Reproduce exactly, and only, the lines of the material below running from the line bearing "Reproduce this diagram with TikZ." through the line bearing "(10,14) rectangle (1123,605);". Leave any pictures out.
- - -
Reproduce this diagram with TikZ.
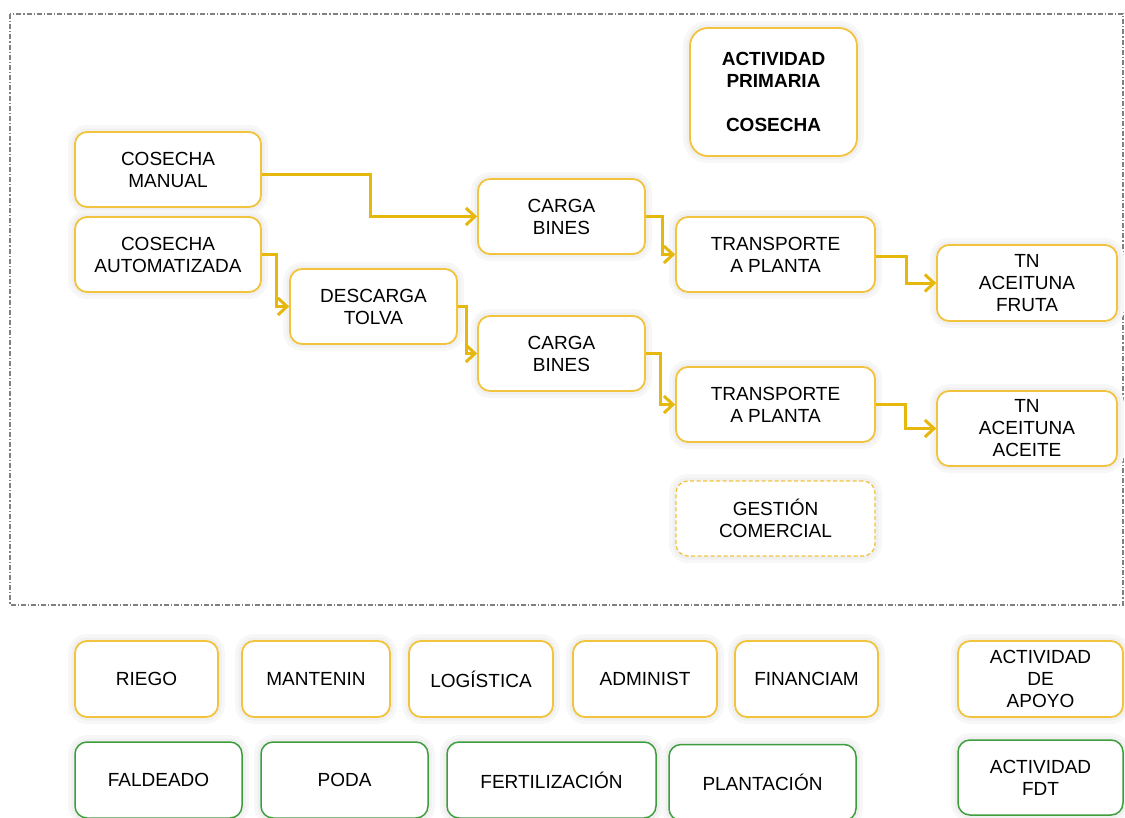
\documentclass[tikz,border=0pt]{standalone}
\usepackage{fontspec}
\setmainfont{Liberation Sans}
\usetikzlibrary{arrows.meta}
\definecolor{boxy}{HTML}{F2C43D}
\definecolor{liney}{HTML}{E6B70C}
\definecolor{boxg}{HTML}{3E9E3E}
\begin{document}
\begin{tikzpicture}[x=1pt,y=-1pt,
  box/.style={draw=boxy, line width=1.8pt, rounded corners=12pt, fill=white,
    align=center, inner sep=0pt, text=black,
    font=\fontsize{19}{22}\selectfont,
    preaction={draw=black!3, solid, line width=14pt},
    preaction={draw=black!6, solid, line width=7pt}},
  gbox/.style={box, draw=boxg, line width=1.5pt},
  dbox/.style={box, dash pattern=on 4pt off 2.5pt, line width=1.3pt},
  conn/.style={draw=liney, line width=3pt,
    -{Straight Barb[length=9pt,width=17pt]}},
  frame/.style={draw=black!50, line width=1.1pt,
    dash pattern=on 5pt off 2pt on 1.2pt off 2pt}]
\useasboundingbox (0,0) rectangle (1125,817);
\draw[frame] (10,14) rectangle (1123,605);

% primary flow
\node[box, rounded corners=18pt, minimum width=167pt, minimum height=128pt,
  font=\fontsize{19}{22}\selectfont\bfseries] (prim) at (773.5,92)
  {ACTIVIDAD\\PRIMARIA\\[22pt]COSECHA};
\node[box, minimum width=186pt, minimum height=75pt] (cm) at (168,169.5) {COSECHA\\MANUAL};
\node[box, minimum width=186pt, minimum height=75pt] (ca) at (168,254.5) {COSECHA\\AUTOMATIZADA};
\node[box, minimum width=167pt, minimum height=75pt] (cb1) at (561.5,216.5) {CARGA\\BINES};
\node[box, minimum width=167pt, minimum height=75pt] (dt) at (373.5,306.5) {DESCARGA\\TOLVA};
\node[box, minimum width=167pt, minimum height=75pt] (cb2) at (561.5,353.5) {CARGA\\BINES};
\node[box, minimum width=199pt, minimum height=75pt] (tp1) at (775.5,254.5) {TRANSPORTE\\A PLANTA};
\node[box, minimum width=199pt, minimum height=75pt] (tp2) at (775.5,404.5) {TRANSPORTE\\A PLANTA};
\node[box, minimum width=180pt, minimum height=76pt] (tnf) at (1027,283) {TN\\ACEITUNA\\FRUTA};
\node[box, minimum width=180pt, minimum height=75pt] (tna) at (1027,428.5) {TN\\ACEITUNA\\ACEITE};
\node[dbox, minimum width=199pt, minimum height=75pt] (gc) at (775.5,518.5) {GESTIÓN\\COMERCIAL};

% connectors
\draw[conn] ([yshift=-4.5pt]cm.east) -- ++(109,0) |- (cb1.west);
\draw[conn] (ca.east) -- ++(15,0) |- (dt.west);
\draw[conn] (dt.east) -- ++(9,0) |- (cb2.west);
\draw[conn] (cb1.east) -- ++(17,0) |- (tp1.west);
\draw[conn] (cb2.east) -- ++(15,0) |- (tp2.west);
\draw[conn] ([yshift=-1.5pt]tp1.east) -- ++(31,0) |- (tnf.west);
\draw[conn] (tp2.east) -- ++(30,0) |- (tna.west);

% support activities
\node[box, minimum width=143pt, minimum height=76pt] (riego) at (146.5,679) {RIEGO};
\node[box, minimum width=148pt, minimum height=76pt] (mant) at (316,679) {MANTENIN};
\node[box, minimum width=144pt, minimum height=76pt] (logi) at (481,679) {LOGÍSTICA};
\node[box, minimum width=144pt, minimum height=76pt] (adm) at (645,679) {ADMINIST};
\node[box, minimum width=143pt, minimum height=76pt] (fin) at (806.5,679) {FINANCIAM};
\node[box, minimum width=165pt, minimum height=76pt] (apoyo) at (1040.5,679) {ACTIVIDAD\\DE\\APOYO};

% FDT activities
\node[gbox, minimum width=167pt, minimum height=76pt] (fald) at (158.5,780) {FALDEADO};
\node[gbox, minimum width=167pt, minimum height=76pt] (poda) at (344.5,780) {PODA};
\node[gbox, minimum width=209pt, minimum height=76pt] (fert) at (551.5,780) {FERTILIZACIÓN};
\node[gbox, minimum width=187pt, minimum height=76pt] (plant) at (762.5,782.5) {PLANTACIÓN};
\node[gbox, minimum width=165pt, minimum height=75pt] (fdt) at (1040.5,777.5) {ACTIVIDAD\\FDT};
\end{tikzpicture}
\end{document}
- - -
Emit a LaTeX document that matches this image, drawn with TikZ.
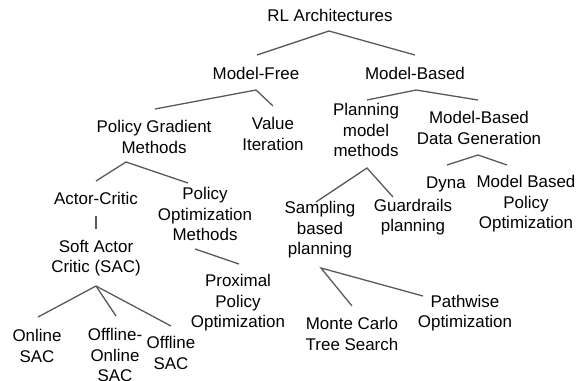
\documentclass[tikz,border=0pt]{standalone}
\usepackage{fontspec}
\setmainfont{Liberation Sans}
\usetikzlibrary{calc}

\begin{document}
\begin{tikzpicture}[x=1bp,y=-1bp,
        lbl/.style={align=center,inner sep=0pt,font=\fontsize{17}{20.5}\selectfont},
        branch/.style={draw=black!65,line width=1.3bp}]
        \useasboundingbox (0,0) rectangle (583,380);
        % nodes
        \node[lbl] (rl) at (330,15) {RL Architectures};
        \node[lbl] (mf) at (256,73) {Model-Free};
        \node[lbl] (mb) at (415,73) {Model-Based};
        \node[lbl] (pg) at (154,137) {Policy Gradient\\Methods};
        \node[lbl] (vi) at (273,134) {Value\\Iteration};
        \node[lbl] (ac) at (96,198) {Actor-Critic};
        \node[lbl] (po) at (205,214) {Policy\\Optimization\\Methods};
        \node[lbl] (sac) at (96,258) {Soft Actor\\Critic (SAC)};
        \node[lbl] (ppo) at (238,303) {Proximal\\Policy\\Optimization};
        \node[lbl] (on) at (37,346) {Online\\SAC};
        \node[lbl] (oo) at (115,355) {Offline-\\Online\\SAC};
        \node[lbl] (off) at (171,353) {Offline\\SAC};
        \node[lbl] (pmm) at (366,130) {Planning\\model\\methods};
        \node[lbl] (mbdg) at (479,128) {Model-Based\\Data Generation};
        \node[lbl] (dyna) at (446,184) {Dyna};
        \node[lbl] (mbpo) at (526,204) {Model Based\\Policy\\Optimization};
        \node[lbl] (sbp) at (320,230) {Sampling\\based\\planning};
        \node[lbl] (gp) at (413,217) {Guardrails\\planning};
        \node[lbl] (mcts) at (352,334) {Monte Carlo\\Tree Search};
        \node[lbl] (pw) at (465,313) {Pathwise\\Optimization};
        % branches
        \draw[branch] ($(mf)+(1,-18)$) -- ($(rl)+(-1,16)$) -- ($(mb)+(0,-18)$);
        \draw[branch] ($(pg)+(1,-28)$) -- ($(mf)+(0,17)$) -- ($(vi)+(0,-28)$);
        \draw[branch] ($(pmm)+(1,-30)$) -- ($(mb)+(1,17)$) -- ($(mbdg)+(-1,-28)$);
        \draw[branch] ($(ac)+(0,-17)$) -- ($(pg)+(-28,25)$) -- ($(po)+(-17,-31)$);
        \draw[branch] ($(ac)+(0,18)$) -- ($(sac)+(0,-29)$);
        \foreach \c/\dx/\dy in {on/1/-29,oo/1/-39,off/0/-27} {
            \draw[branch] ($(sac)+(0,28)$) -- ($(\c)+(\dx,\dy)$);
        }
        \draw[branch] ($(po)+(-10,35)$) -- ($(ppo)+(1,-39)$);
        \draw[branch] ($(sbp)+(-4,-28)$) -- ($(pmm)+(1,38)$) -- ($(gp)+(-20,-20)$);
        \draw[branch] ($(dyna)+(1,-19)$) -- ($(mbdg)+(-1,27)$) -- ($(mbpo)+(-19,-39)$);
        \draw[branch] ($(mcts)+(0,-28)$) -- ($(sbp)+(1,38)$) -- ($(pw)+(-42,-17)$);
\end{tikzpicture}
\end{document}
- - -
SOLUTION FOR THIS TASK:
Reproduce this diagram with TikZ.
\documentclass[tikz,border=0pt]{standalone}
\usepackage{fontspec}
\setmainfont{Liberation Sans}
\usetikzlibrary{arrows.meta}
\definecolor{boxy}{HTML}{F2C43D}
\definecolor{liney}{HTML}{E6B70C}
\definecolor{boxg}{HTML}{3E9E3E}
\begin{document}
\begin{tikzpicture}[x=1pt,y=-1pt,
  box/.style={draw=boxy, line width=1.8pt, rounded corners=12pt, fill=white,
    align=center, inner sep=0pt, text=black,
    font=\fontsize{19}{22}\selectfont,
    preaction={draw=black!3, solid, line width=14pt},
    preaction={draw=black!6, solid, line width=7pt}},
  gbox/.style={box, draw=boxg, line width=1.5pt},
  dbox/.style={box, dash pattern=on 4pt off 2.5pt, line width=1.3pt},
  conn/.style={draw=liney, line width=3pt,
    -{Straight Barb[length=9pt,width=17pt]}},
  frame/.style={draw=black!50, line width=1.1pt,
    dash pattern=on 5pt off 2pt on 1.2pt off 2pt}]
\useasboundingbox (0,0) rectangle (1125,817);
\draw[frame] (10,14) rectangle (1123,605);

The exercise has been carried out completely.